For power outages, call PGE at (503) 464-7777 in Portland or (800) 544-1795 outside the city limits. PGE’s automated outage reporting system will give you up-to-the-minute information about the outage.
If you detect a natural gas leak, take these steps as advised by Northwest Natural company.
“Do not use your telephone. This includes cellular phones and all types of portable communication and electronic devices that have a battery. These can spark and create a source of ignition. Do not light matches or create any other source of ignition. Do not operate ANY electrical switch, including lights, on or off. This could create a spark, which could ignite the gas. Open windows and doors. Evacuate everyone from the area. Call NW Natural (from a phone NOT INSIDE the building with the leak) at 1(800) 882-3377.”
Once the immediate situation is under control, in the Portland area call Urban Forestry at 503-823-TREE (8733) for tree hazards on publicly owned property or city right-of-way, such as sidewalks, streets or parks. For more detailed guidance on tree emergencies, find more information from the city here.
Even healthy, well-cared-for trees sometimes fall, the most common reasons being severe storms or other acts of nature. Many of your neighbors may have been through this same situation. It is a part of life in our magnificent Pacific Northwest. Mr. Tree has undoubtedly helped many people you know with emergency tree services. Ask around. Mr Tree is proud of the work we do and the countless referrals by satisfied customers we have helped with emergency tree services.
If there has been a severe storm in your area, local government emergency services may be strained. Don’t hesitate to call 911 local emergency services when downed power-lines, blocked roads or other public hazards exist. You want to make sure your emergency has been reported so that it gets on the list for repair by city or county crews. Utility crews are trained to identify wires and block off danger zones. Road crews make sure that evacuation routes are clear for fire engines, ambulances and emergency traffic. Especially in remote areas, your call may be the one that counts. The city is committed to emergency response within 24 hours, prioritizing calls based on severity.

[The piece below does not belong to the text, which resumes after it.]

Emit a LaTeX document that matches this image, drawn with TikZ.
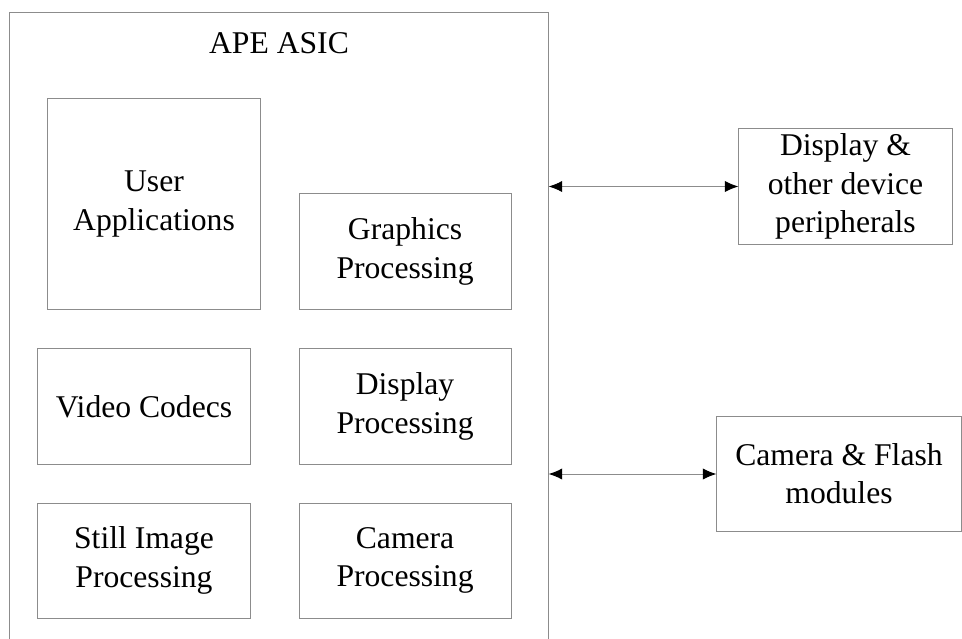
\documentclass[tikz,border=0pt]{standalone}
\usepackage{fontspec}
\setmainfont{Liberation Serif}
\usetikzlibrary{arrows.meta,positioning}
\definecolor{linegray}{RGB}{140,140,140}
\tikzset{
  block/.style={rectangle, draw=linegray, line width=0.7pt, align=center, inner sep=0pt,
    minimum width=5.3cm, minimum height=2.875cm},
  link/.style={{Latex[length=3.4mm,width=2.8mm,color=black]}-{Latex[length=3.4mm,width=2.8mm,color=black]},
    draw=linegray, line width=0.7pt}
}
\begin{document}
\begin{tikzpicture}[x=0.025cm, y=-0.025cm, node distance=0.975cm and 1.2cm,
    font=\fontsize{22.5}{27.2}\selectfont]
      \useasboundingbox (0,0) rectangle (962,639);
      \clip (0,0) rectangle (962,639);

      % Define blocks
      \node[block, minimum width=13.45cm, minimum height=16.675cm] (asic) at (279,346.5) {};
      \node[anchor=base] (title) at (279,53) {APE ASIC};
      \node[block] (vid) at (144,406.5) {Video Codecs};
      \node[block, right=of vid] (disp) {Display\\Processing};
      \node[block, below=0.95cm of vid] (still) {Still Image\\Processing};
      \node[block, below=0.95cm of disp] (cam) {Camera\\Processing};
      \node[block, above=of disp] (gfx) {Graphics\\Processing};
      \node[block, minimum height=5.25cm, above=of vid, xshift=0.25cm] (user) {User\\Applications};
      \node[block, minimum width=5.325cm] (periph) at (845.5,186.5) {Display \&\\other device\\peripherals};
      \node[block, minimum width=6.1cm, minimum height=2.85cm] (flash) at (839,474) {Camera \& Flash\\modules};

      % Define links
      \draw[link] (asic.east |- periph.west) -- (periph.west);
      \draw[link] (asic.east |- flash.west) -- (flash.west);

\end{tikzpicture}
\end{document}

If the fallen tree is on your own property, the city of Portland’s Urban Forest recommends that you call an arborist to remove any hazardous portion of the tree, take pictures and submit a retroactive removal permit application.
With our team of professional arborists, certified by the International Society of Arboriculture (ISA), Mr. Tree stands at the ready to assist with tree emergency services. Minimize further damage and protect your property by enlisting the services of our experienced, insured and bonded professionals to remove the fallen tree. Our emergency tree services are available 24/7, 360 days a year.

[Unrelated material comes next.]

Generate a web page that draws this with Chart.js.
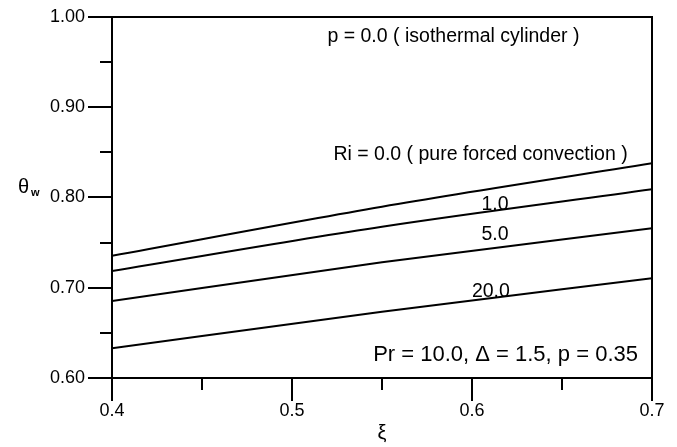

Emergency tree services should be performed by trained, licensed, experienced professionals with the proper equipment to get the job done quickly, safely and efficiently. Working with a reliable company will give you the peace of mind that the job is done right. The company assumes any liability for workplace injuries, should they occur.
Your insurance agent is a good source for help with this type of emergency, and you should be in immediate contact with your insurance company whenever a large tree falls on your property. Local agents will be familiar with the types of tree emergencies that are likely to happen in your area, and should be able to refer you to emergency tree services and other professional repair services.
Call your homeowner’s insurance agent and find out whether you are covered for the cost of removal and any necessary repairs to property or landscaping. Homeowners’ insurance policies typically cover damage to your house from a fallen tree. Your auto insurance should cover any damage to your car with comprehensive coverage. Your insurance agents can verify coverage under your particular policies.
What if the tree in question belonged to you or to a neighbor? Rule of thumb for whose insurance pays for the consequences of fallen trees is not who owns the land on which the tree grows, but who owns the land where the tree falls. Insurance policies may or may not cover the cost of removal. If the tree in question was known to be dead or previously damaged, the tree’s owner could be responsible for cleanup and repair of damage to your property.
These issues can be complicated. Each situation is unique, and you may end up covering some of the cost of tree removal. The pictures you have taken may be useful in the case of a dispute. You may want to review your policies at this time and make some changes in coverage for the future.
Assess whether your tree and yard maintenance plan may also need review. Are there other trees that may be at risk of falling in the next storm? Will you replace the tree that fell? A professional arborist like Mr. Tree can help with these decisions as well, working out a maintenance plan on a regular schedule that meets your needs and budget.
Perhaps a different placement or a different species of tree is advisable. Maybe the trees you have could use some pruning or even removal to prevent a similar event in the future. As in most areas of life, prevention is a good investment, yielding many returns.